Markman Capital Insight

Instant gratification gets easier

Last week, a small company called Viv introduced artificially intelligent software that the company promises will forever change the way we interact with technology. It’s a big promise, with some formidable obstacles. By now most people have a reasonable understanding of how artificial intelligence works. The big idea is...

Last week, a small company called Viv introduced artificially intelligent software that the company promises will forever change the way we interact with technology. It’s a big promise, with some formidable obstacles.

By now most people have a reasonable understanding of how artificial intelligence works. The big idea is that software can intelligently determine the best courses of action in any given context, whether in the physical or virtual world.

An example: When you ask Siri on an iPhone to book a flight, she’ll give you a snarky retort if she doesn't understand your request or can't complete the task. Sometimes she’ll point you to a place or app where you can get a ticket. By design, there is something between you and the ticket. That thing is known in software circles as "friction."

What Viv wants to do is remove that friction. In the example of searching for a flight with Siri, a Viv interaction might begin with the software searching travel aggregation sites like Expedia (EXPE) for flights, then searching SeatGuru.com for available seats on the best flight given your preferences, which it learned through past interaction.

Seconds later, Viv will ask you if you want to book that seat. Respond “yes” and, just like that, you’ve obtained your ideal seat on a flight without opening an application, making a phone call, typing or clicking. Viv does all of this by contextually processing your request, then seamlessly executing software code in the cloud to access open application program interfaces all over the web. Note that the hard work is done in the cloud, not on your device.


If that sounds exciting and at the same time completely disruptive, it is. And the tech elites have reason to worry because their business models actually depend on friction. Google built an Internet juggernaut based on search, finding needles in a haystack of data. By design, it wants searchers to encounter friction before getting the information they desire. Home Depot, Geico and Amazon pay Google handsomely to ensure searchers see their ads atop search results and not someone else's.

At Apple, the services business -- the only part of its empire still growing -- was built on the App Store. Apple wants users to have to download an application to get what they want because it gets a cut of the revenues. In other words: Friction is its lifeblood.

Facebook, Microsoft and Amazon, the other major players in the artificial intelligence arms race, have friction at the center of their business models too. Facebook wants you stuck inside its network. Amazon wants you to buy stuff online but only at their store, and everything they do is to that end. Can you imagine what would happen if there was no more friction? It would be pandemonium Silicon Valley.
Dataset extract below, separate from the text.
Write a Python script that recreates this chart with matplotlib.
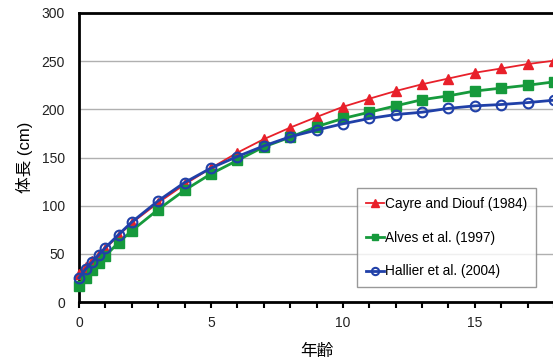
import matplotlib
matplotlib.use("Agg")
import matplotlib.pyplot as plt

ages = [0, 0.25, 0.5, 0.75, 1, 1.5, 2, 3, 4, 5, 6, 7, 8, 9, 10, 11, 12, 13, 14, 15, 16, 17, 18]
cayre = [29, 36, 42.5, 48.5, 55.5, 69, 82, 103, 122, 139, 155, 169, 181, 192, 202.6, 211, 219, 226, 232, 238, 242.4, 247, 250.5]
alves = [17, 25, 33, 41, 48, 61.7, 74, 96, 116, 133, 147, 161, 171, 182, 190.5, 197, 203.6, 210, 214, 219, 222, 225, 228.5]
hallier = [25, 34, 41.5, 49, 56.5, 70, 83, 105, 124, 139, 151, 162, 171.5, 178.5, 185, 190.5, 194.6, 197, 201, 203.6, 205, 207, 209.5]

labels = ["Cayre and Diouf (1984)", "Alves et al. (1997)", "Hallier et al. (2004)"]
xlabel = "年齢"
ylabel = "体長 (cm)"
xticks = [0, 5, 10, 15]
yticks = [0, 50, 100, 150, 200, 250, 300]

plt.rcParams['font.family'] = ['Liberation Sans', 'Noto Sans CJK JP', 'DejaVu Sans']

W, H = 553, 360
fig = plt.figure(figsize=(W / 100, H / 100), dpi=100)
ax = fig.add_axes([79 / W, (H - 302) / H, 475 / W, 289 / H])

red = "#E8202A"
green = "#169A3C"
blue = "#2040A8"

ax.plot(ages, cayre, color=red, lw=1.3, marker="^", ms=7, mfc=red, mec=red, label=labels[0], clip_on=False, zorder=3)
ax.plot(ages, alves, color=green, lw=2.0, marker="s", ms=6.5, mfc=green, mec=green, label=labels[1], clip_on=False, zorder=3)
ax.plot(ages, hallier, color=blue, lw=2.0, marker="o", ms=7, mfc="none", mec=blue, mew=1.5, label=labels[2], clip_on=False, zorder=4)

ax.set_xlim(0, 18)
ax.set_ylim(0, 300)
ax.set_xticks(range(0, 19))
ax.set_xticklabels([str(v) if v in xticks else "" for v in range(0, 19)])
ax.set_yticks(yticks)
ax.tick_params(axis="x", direction="out", length=4, width=1.5, labelsize=10, pad=6, colors="black")
ax.tick_params(axis="y", length=0, labelsize=10, pad=10)
for t in ax.get_xticklabels() + ax.get_yticklabels():
    t.set_color("#222222")

ax.grid(axis="y", color="#b0b0b0", lw=1)
ax.set_axisbelow(True)
for s in ["left", "bottom", "top"]:
    ax.spines[s].set_linewidth(2)
    ax.spines[s].set_color("black")
ax.spines["right"].set_visible(False)

ax.set_xlabel(xlabel, fontsize=12, labelpad=10)
ax.set_ylabel(ylabel, fontsize=12, labelpad=6)

leg = ax.legend(loc="upper left", bbox_to_anchor=((357 - 79) / 475, (302 - 188) / 289),
                borderaxespad=0,
                frameon=True, fancybox=False, edgecolor="#808080", fontsize=9.8,
                handlelength=1.3, handletextpad=0.1, labelspacing=1.45, borderpad=0.65,
                markerscale=0.75)
leg.get_frame().set_linewidth(1)

fig.savefig("out.png", dpi=100)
But Viv is not guaranteed to prevail because, from a technical perspective, what it’s attempting to do is so hard and so revolutionary. In fact, the founders of Viv, AI wunderkinds Dag Kittlaus and Adam Cheyer, were doing many of the same things with open APIs when they came up with Siri almost a decade ago. The original software could buy tickets, reserve tables at restaurants and even summon taxis. Yeah, it was that long ago, when taxis were still a thing.

All of those groundbreaking features were immediately axed when Apple bought Siri and grafted it into its operating system in 2011. The move was all about building in a new profit center for Apple. And there’s the rub. Other companies are capable of replicating what Viv wants to do, but the desire is scant for obvious reasons. To succeed, Viv will need to blaze a path to devices, homes and cars where current tech elites have already set out barriers.

Innovation is about removing friction, the stuff between us and what we want. That’s it. That’s what makes something truly disruptive. In most cases, stuff between us and what we want is put there by design to create a profit benefit.

Viv has a terrific pedigree and a great idea. If Viv’s creators can execute it, they will forever change the way we interact with technology. But will the matrix allow it to flourish? Open question for now, but watch this space for future updates.